Mega Civ


In 2015 I bought a big wooden box from Funagain Games. Inside was MEGA CIV. The latest iteration of the game that was Advanced Civilization. The game that inspired Sid Meier to create the Civilization video game series. And for years I kept that box on my shelf, unplayed.

After all, the learning game was SIX HOURS long and took as many players as a regular game of Twilight Imperium. How could I get people to agree to that, much less find the seventeen other people I would beed for a full game? And a few years ago I sold that box and gave up on the idea of ever playing.

Then, in twenty twenty six, my main boardgame group and close friends decided to attend GameStorm in Portland, Oregon. A couple of us had been going to PAX for a few years but life circumstances make the cost quite prohibitive. Here was a local convention that cost sixty dollars for four days of dedicated gaming!
I hurried off to the schedule to see what games I could sign up for. I scrolled past six or so games of Twilight Imperium, signed up to play Clash of Cultures and … there it was. Friday. Fourteen hours. MEGA CIV.

I immediately signed up. I told my friends and my family that I’d be playing all day. Also that they should join me. But, of course, I had no expectation that anyone else would join me in this madness. All day, charting the rise of fall of ancient empires? Trading in the Mediterranean? Glorious.

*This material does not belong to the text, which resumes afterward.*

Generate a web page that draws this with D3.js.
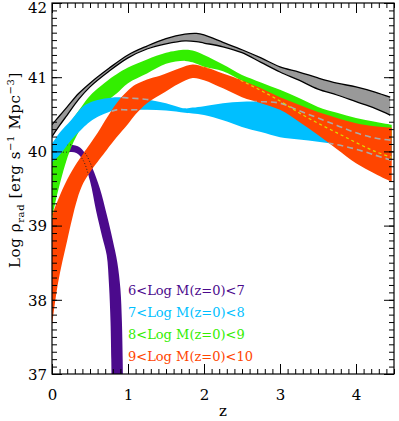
<!DOCTYPE html>
<html>
<head>
<meta charset="utf-8">
<script src="https://cdn.jsdelivr.net/npm/d3@7"></script>
<style>
  body { margin: 0; background: #fff; }
  text { font-family: "DejaVu Serif", serif; }
</style>
</head>
<body>
<div id="chart"></div>
<script>
// values (z, Log rho_rad)
const zGray  = [0, 0.1, 0.2, 0.35, 0.5, 0.75, 1.0, 1.25, 1.5, 1.75, 1.9, 2.0, 2.25, 2.5, 2.75, 3.0, 3.25, 3.5, 3.75, 4.0, 4.25, 4.45];
const grayHi = [40.36, 40.48, 40.6, 40.78, 40.92, 41.12, 41.3, 41.42, 41.52, 41.58, 41.59, 41.57, 41.47, 41.37, 41.26, 41.14, 41.07, 40.99, 40.92, 40.87, 40.8, 40.73];
const grayLo = [40.2, 40.35, 40.49, 40.7, 40.87, 41.08, 41.26, 41.38, 41.45, 41.49, 41.48, 41.46, 41.41, 41.33, 41.2, 41.07, 40.96, 40.84, 40.76, 40.67, 40.58, 40.49];

const zBand   = [0, 0.1, 0.25, 0.4, 0.5, 0.63, 0.75, 0.85, 1.0, 1.25, 1.5, 1.75, 1.85, 2.0, 2.25, 2.5, 2.75, 3.0, 3.25, 3.5, 3.75, 4.0, 4.25, 4.47];
const greenHi = [39.95, 40.15, 40.4, 40.62, 40.75, 40.87, 40.97, 41.04, 41.13, 41.24, 41.33, 41.37, 41.36, 41.3, 41.17, 41.03, 40.93, 40.83, 40.72, 40.6, 40.52, 40.45, 40.4, 40.36];
const greenLo = [39.1, 39.55, 40.05, 40.35, 40.5, 40.6, 40.7, 40.78, 40.92, 41.05, 41.18, 41.22, 41.2, 41.14, 41.08, 40.95, 40.82, 40.68, 40.52, 40.38, 40.25, 40.12, 40.0, 39.92];
const cyanHi  = [40.1, 40.25, 40.42, 40.6, 40.66, 40.7, 40.72, 40.73, 40.72, 40.7, 40.65, 40.58, 40.59, 40.61, 40.65, 40.67, 40.67, 40.65, 40.55, 40.45, 40.35, 40.25, 40.18, 40.15];
const cyanLo  = [39.85, 39.95, 40.15, 40.31, 40.4, 40.48, 40.53, 40.56, 40.56, 40.56, 40.55, 40.52, 40.51, 40.49, 40.42, 40.33, 40.26, 40.19, 40.16, 40.13, 40.09, 40.03, 39.95, 39.88];

const zOrange  = [0, 0.08, 0.2, 0.33, 0.41, 0.5, 0.63, 0.72, 0.85, 1.0, 1.1, 1.25, 1.42, 1.68, 1.85, 2.0, 2.25, 2.5, 2.75, 3.0, 3.25, 3.5, 3.75, 4.0, 4.25, 4.47];
const orangeHi = [39.15, 39.35, 39.62, 39.85, 39.97, 40.1, 40.3, 40.45, 40.65, 40.82, 40.9, 40.97, 41.02, 41.12, 41.17, 41.14, 41.05, 40.96, 40.85, 40.73, 40.63, 40.53, 40.45, 40.38, 40.34, 40.32];
const orangeLo = [37.65, 38.23, 38.8, 39.35, 39.57, 39.72, 39.9, 40.02, 40.19, 40.37, 40.5, 40.65, 40.76, 40.92, 40.99, 40.96, 40.85, 40.73, 40.65, 40.56, 40.4, 40.22, 40.03, 39.84, 39.7, 39.59];

const zPurpleHi = [0, 0.2, 0.34, 0.44, 0.53, 0.63, 0.72, 0.8, 0.86, 0.9, 0.92, 0.93, 0.935];
const purpleHi  = [40.08, 40.09, 40.07, 39.97, 39.78, 39.5, 39.15, 38.8, 38.5, 38.15, 37.7, 37.2, 36.8];
const zPurpleLo = [0, 0.2, 0.32, 0.41, 0.5, 0.58, 0.66, 0.72, 0.75, 0.77, 0.78, 0.783, 0.785];
const purpleLo  = [39.98, 39.99, 39.98, 39.88, 39.6, 39.2, 38.85, 38.6, 38.2, 37.7, 37.2, 37.0, 36.8];

const legendLabels = ['6<Log M(z=0)<7', '7<Log M(z=0)<8', '8<Log M(z=0)<9', '9<Log M(z=0)<10'];
const legendColors = ['#4b0a8c', '#00bfff', '#33ee00', '#ff4500'];
const xTicks = [0, 1, 2, 3, 4];
const yTicks = [37, 38, 39, 40, 41, 42];

const width = 399, height = 421;
const margin = {left: 52, right: 394, top: 3, bottom: 374};

const svg = d3.select('#chart').append('svg')
  .attr('width', width)
  .attr('height', height);

const x = d3.scaleLinear().domain([0, 4.5]).range([margin.left, margin.right]);
const y = d3.scaleLinear().domain([37, 42]).range([margin.bottom, margin.top]);

const defs = svg.append('defs');
defs.append('clipPath').attr('id', 'plot')
  .append('rect')
  .attr('x', margin.left).attr('y', margin.top)
  .attr('width', margin.right - margin.left).attr('height', margin.bottom - margin.top);

const curve = d3.curveCatmullRom.alpha(0.5);

// band helpers: zs, lo, hi -> area path
function bandPath(zs, lo, hi) {
  const pts = zs.map((z, i) => ({z: z, lo: lo[i], hi: hi[i]}));
  return d3.area()
    .x(d => x(d.z))
    .y0(d => y(d.lo))
    .y1(d => y(d.hi))
    .curve(curve)(pts);
}
function edgePath(zs, vs) {
  return d3.line()
    .x((d, i) => x(zs[i]))
    .y(d => y(d))
    .curve(curve)(vs);
}

// purple has different z for each edge (it turns steep)
const purplePts = zPurpleHi.map((z, i) => ({zh: z, vh: purpleHi[i], zl: zPurpleLo[i], vl: purpleLo[i]}));
const purpleArea = d3.area()
  .x1(d => x(d.zh)).y1(d => y(d.vh))
  .x0(d => x(d.zl)).y0(d => y(d.vl))
  .curve(curve)(purplePts);

const grayArea = bandPath(zGray, grayLo, grayHi);
const greenArea = bandPath(zBand, greenLo, greenHi);
const cyanArea = bandPath(zBand, cyanLo, cyanHi);
const orangeArea = bandPath(zOrange, orangeLo, orangeHi);

defs.append('clipPath').attr('id', 'clip-orange')
  .append('path').attr('d', orangeArea);
defs.append('clipPath').attr('id', 'clip-green')
  .append('path').attr('d', greenArea);

const g = svg.append('g').attr('clip-path', 'url(#plot)');

g.append('path').attr('d', grayArea).attr('fill', '#999999');
g.append('path').attr('d', edgePath(zGray, grayHi)).attr('fill', 'none').attr('stroke', '#000').attr('stroke-width', 1.3);
g.append('path').attr('d', edgePath(zGray, grayLo)).attr('fill', 'none').attr('stroke', '#000').attr('stroke-width', 1.3);

g.append('path').attr('d', purpleArea).attr('fill', legendColors[0]);
g.append('path').attr('d', greenArea).attr('fill', legendColors[2]);

// purple edges seen through green
const pg = g.append('g').attr('clip-path', 'url(#clip-green)');
pg.append('path').attr('d', purpleArea).attr('fill', 'none')
  .attr('stroke', '#222').attr('stroke-width', 1).attr('stroke-dasharray', '1,2');

g.append('path').attr('d', cyanArea).attr('fill', legendColors[1]);
g.append('path').attr('d', orangeArea).attr('fill', legendColors[3]);

// hidden edges drawn over the orange band
const og = g.append('g').attr('clip-path', 'url(#clip-orange)');
og.append('path').attr('d', purpleArea).attr('fill', 'none')
  .attr('stroke', '#222').attr('stroke-width', 1).attr('stroke-dasharray', '1,2');
[cyanHi, cyanLo].forEach(vs => {
  og.append('path').attr('d', edgePath(zBand, vs)).attr('fill', 'none')
    .attr('stroke', '#aaaaaa').attr('stroke-width', 1.6).attr('stroke-dasharray', '6,4');
});
[greenHi, greenLo].forEach(vs => {
  og.append('path').attr('d', edgePath(zBand, vs)).attr('fill', 'none')
    .attr('stroke', '#dddd00').attr('stroke-width', 1.2).attr('stroke-dasharray', '3,3');
});

// axes, ticks inward on all four sides
const xMinor = d3.range(0, 4.51, 0.1);
const yMinor = d3.range(37, 42.01, 0.1);

function addAxis(axisFn, scale, ticks, size, tf, labels) {
  const a = axisFn(scale).tickValues(ticks).tickSizeInner(-size).tickSizeOuter(0);
  a.tickFormat(labels ? d3.format('d') : '');
  const sel = svg.append('g').attr('transform', tf).call(a);
  sel.select('.domain').remove();
  sel.selectAll('line').attr('stroke', '#000');
  return sel;
}

addAxis(d3.axisBottom, x, xMinor, 5, `translate(0,${margin.bottom})`, false);
addAxis(d3.axisTop, x, xMinor, 5, `translate(0,${margin.top})`, false);
addAxis(d3.axisLeft, y, yMinor, 5, `translate(${margin.left},0)`, false);
addAxis(d3.axisRight, y, yMinor, 5, `translate(${margin.right},0)`, false);

const xb = addAxis(d3.axisBottom, x, xTicks, 10, `translate(0,${margin.bottom})`, true);
xb.selectAll('.tick text').attr('font-size', 15).attr('fill', '#000')
  .attr('font-family', 'DejaVu Serif').attr('y', 15);
addAxis(d3.axisTop, x, xTicks, 10, `translate(0,${margin.top})`, false);
const yl = addAxis(d3.axisLeft, y, yTicks, 10, `translate(${margin.left},0)`, true);
yl.selectAll('.tick text').attr('font-size', 15).attr('fill', '#000')
  .attr('font-family', 'DejaVu Serif').attr('x', -5)
  .attr('dy', d => d === 42 ? '0.6em' : '0.35em');
addAxis(d3.axisRight, y, yTicks, 10, `translate(${margin.right},0)`, false);

svg.append('rect')
  .attr('x', margin.left).attr('y', margin.top)
  .attr('width', margin.right - margin.left).attr('height', margin.bottom - margin.top)
  .attr('fill', 'none').attr('stroke', '#000').attr('stroke-width', 1.2);

// axis titles
svg.append('text')
  .attr('x', (margin.left + margin.right) / 2).attr('y', 416)
  .attr('text-anchor', 'middle').attr('font-size', 15)
  .text('z');

const yt = svg.append('text')
  .attr('transform', 'translate(20,170) rotate(-90)')
  .attr('text-anchor', 'middle').attr('font-size', 15)
  .attr('letter-spacing', 0.6);
yt.append('tspan').text('Log ρ');
yt.append('tspan').attr('font-size', 10).attr('dy', 4).text('rad');
yt.append('tspan').attr('dy', -4).text(' [erg s');
yt.append('tspan').attr('font-size', 10).attr('dy', -6).text('−1');
yt.append('tspan').attr('dy', 6).text(' Mpc');
yt.append('tspan').attr('font-size', 10).attr('dy', -6).text('−3');
yt.append('tspan').attr('dy', 6).text(']');

// legend
svg.append('g').selectAll('text')
  .data(legendLabels)
  .join('text')
  .attr('x', 128)
  .attr('y', (d, i) => 294.5 + i * 22.2)
  .attr('font-size', 13)
  .attr('fill', (d, i) => legendColors[i])
  .text(d => d);
</script>
</body>
</html>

The day arrived. I showed up at 8:30am promptly for the teach. The game was very simple, it turns out. I’d taken some of components out of my original box of the years. Looked at them in awe. Read a few pages of rulebook. Put them back. But this was … simple. Certainly much more simple than something like Civolution.

Essentially a trading game, Mega Civ had very straightforward mechanics for expanding your population, founding cities, traveling, feeding people, going to war. Everything was mechanical. There were no dice.
There were twelve other people there that day. Many of them gathered every year to play this. And it would be the only time that year they would be able to play in person. Many, like me, were first timers. All of us grognards, drawn by the promise of an epic experience.

I played the Iberians. Having only two neighbors I could exist in relative peace while trying to do the best I could for my burgeoning empire and learning the game.

The trading. The trading is everything. And it is brutal.

The rules are simple:
You draw as many resource cards as you have cities.
Each of those cards will have a level.
Each of them will either show a resource or a calamity.
Trade freely with every other person, trying to trade away calamities and gather sets of resources that you will then sell to buy technologies that give you special powers.
Each trade must consist of at least three cards.
You must be honest about two of them.

And within those simple rules, the entire world of the game rotates. As thirteen people try to find sets of cards, shouting ‘Wool’ or ‘Wood’ or ‘Gems’ while secretly stabbing each other in the back by trading each other ‘Barbarian Hordes’ or ‘Superstition’ cards to destroy each others cities.

After trading each person much deal with their calamities as the entire room looks on.

After fourteen hours, the end game was triggered. We counted our points (I ended at a reasonable 103, a number I still remember two weeks on, while the winner ended at 160) and said goodbye.

Some of the more adventurous people went to find another game. I went to find my bed.

The game lived up to all of my expectations. It was epic. It told a story. It emerged out of the interplay between people rather than just the execution of mechanics. It represents the best of 1970’s era American board game design. The same school that thought up Dune. It was a wonderful way to spend a day among a bunch of other middle aged weirdos who loved the small chits, the oversized cards, the tangled web of technological advancement, and the camaraderie.

And it everything goes well, I’ll be back next year.